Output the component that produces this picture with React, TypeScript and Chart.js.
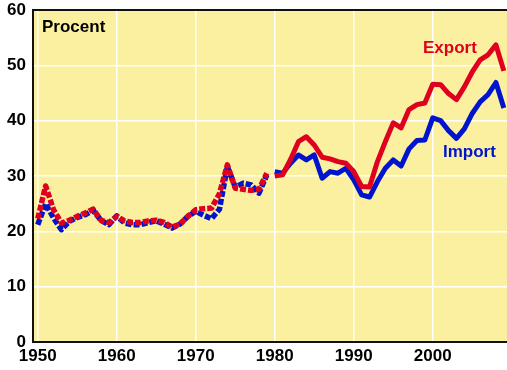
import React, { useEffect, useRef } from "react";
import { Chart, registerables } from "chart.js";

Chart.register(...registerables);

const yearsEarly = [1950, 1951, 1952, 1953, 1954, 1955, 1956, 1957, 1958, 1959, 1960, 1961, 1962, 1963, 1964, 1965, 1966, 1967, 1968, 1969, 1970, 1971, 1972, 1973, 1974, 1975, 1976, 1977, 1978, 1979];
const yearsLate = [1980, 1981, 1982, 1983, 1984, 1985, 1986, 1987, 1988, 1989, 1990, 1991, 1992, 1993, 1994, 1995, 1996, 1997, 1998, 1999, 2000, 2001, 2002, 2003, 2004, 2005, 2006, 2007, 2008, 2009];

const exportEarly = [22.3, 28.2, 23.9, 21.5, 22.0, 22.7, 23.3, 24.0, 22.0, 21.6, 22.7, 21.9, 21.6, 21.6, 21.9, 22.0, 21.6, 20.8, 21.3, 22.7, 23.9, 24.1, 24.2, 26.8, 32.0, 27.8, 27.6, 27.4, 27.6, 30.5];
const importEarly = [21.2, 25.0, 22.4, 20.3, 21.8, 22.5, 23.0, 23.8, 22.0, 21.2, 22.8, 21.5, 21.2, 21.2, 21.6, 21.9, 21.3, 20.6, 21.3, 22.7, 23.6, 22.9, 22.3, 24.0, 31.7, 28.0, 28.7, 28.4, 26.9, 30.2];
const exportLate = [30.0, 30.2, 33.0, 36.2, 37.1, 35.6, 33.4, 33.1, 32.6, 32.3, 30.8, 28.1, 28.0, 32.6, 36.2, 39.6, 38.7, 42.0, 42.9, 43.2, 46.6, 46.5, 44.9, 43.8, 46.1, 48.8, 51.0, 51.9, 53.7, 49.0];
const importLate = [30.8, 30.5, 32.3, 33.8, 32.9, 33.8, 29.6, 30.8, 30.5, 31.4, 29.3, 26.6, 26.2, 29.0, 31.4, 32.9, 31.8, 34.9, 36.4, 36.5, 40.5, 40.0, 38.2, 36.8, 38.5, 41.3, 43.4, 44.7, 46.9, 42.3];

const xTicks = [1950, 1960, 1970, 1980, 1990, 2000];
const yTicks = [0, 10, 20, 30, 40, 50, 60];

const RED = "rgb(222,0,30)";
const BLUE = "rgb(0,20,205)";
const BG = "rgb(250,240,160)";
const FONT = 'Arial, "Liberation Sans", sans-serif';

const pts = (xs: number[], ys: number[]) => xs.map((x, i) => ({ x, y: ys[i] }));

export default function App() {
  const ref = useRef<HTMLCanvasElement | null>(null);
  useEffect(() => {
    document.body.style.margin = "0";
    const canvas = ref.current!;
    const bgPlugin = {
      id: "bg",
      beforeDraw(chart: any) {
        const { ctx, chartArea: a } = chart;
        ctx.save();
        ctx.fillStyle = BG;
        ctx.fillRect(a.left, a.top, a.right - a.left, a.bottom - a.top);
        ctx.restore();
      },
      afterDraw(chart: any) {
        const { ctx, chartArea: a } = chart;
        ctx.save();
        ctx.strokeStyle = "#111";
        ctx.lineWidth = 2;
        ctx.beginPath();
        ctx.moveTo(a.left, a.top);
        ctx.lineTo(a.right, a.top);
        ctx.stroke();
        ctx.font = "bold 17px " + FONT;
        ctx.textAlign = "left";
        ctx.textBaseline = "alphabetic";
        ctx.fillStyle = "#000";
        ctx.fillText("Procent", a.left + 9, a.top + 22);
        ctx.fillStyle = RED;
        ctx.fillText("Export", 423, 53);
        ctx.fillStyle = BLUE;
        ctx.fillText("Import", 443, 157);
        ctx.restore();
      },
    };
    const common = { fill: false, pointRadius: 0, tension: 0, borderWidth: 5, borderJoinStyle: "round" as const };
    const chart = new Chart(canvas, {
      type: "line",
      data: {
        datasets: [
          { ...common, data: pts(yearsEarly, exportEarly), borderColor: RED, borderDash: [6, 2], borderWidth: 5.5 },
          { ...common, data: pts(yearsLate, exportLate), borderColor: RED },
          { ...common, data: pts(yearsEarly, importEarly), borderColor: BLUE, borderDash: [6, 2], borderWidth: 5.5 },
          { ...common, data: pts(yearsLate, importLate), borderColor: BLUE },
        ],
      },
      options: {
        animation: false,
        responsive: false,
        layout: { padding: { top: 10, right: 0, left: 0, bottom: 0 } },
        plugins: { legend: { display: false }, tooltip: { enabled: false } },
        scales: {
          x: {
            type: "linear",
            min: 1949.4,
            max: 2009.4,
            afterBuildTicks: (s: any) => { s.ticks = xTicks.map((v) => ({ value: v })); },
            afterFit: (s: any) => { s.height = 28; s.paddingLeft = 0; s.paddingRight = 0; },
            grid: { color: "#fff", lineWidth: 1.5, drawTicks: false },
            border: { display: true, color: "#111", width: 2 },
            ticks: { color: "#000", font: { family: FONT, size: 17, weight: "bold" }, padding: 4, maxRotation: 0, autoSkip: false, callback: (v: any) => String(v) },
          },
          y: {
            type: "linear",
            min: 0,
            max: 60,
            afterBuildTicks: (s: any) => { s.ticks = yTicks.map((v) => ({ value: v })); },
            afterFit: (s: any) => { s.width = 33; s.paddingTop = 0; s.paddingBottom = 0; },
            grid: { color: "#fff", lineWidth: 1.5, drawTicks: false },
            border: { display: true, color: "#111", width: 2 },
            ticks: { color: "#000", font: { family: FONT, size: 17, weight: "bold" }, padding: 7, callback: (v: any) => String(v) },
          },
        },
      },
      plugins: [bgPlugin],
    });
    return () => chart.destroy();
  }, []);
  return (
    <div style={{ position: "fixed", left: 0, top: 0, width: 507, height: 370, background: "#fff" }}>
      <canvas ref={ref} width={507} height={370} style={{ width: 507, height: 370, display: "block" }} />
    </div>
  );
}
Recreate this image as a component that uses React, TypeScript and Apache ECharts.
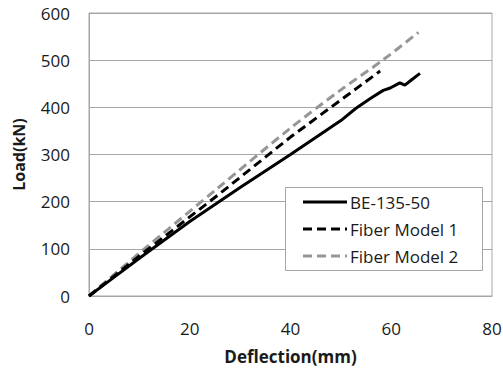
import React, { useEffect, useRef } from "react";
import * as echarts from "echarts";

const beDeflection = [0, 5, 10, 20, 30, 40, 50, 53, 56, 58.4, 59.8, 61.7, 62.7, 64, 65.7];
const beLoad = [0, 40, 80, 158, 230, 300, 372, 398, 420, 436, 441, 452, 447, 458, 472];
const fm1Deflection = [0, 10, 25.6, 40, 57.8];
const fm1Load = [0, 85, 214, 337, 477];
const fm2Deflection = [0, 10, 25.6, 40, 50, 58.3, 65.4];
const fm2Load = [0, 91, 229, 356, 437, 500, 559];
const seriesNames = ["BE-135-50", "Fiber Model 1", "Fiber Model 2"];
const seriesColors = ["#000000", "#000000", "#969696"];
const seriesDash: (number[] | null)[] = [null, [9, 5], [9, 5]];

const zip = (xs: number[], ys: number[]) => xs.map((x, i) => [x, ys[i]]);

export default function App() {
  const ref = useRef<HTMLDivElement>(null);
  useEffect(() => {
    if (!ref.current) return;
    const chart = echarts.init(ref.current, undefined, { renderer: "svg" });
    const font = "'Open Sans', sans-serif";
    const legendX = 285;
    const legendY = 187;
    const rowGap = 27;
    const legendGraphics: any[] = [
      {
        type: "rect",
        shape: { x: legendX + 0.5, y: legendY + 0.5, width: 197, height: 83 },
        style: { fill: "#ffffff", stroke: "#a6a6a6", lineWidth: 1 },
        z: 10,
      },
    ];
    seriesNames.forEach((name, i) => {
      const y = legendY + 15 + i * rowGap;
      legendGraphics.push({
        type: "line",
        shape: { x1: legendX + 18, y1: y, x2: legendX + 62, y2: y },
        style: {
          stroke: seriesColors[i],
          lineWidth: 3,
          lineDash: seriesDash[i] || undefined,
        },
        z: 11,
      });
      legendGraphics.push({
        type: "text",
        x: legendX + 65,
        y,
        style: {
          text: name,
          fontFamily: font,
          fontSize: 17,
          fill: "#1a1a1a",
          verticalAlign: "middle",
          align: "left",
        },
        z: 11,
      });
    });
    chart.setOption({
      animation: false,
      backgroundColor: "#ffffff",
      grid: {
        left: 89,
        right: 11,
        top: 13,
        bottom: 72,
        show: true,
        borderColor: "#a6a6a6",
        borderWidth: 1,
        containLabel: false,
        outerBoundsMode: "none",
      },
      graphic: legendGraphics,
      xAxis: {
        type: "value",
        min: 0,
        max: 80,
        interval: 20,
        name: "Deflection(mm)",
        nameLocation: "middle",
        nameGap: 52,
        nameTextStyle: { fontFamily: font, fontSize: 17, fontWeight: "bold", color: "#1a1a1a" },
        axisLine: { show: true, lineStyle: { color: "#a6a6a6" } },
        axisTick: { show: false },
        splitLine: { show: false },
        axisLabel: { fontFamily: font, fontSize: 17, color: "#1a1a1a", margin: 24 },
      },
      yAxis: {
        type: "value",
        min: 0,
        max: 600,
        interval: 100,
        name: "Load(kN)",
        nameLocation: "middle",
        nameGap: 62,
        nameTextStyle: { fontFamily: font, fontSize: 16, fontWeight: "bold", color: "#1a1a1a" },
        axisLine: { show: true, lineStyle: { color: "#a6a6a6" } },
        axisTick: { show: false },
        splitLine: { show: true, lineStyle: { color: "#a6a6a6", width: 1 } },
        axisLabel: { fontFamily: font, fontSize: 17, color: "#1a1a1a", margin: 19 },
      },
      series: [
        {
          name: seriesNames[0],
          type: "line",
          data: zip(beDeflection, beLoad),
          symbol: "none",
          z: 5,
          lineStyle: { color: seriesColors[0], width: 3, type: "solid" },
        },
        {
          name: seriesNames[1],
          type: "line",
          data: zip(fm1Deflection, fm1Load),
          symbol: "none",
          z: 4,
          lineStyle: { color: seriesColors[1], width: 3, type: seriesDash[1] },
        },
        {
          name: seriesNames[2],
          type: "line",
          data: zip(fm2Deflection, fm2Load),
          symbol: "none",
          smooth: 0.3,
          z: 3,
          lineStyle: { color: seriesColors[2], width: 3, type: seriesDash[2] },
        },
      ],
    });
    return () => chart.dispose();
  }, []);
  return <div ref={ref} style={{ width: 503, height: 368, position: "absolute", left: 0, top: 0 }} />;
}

+++

> **Written instruction**:
Write down every line from the opening of the listing to the line with "Chart.register(...registerables);", both included, and nothing else; the pictures are omitted.

> **Exercise solution**:
Output the component that produces this picture with React, TypeScript and Chart.js.
import React, { useEffect, useRef } from "react";
import { Chart, registerables } from "chart.js";

Chart.register(...registerables);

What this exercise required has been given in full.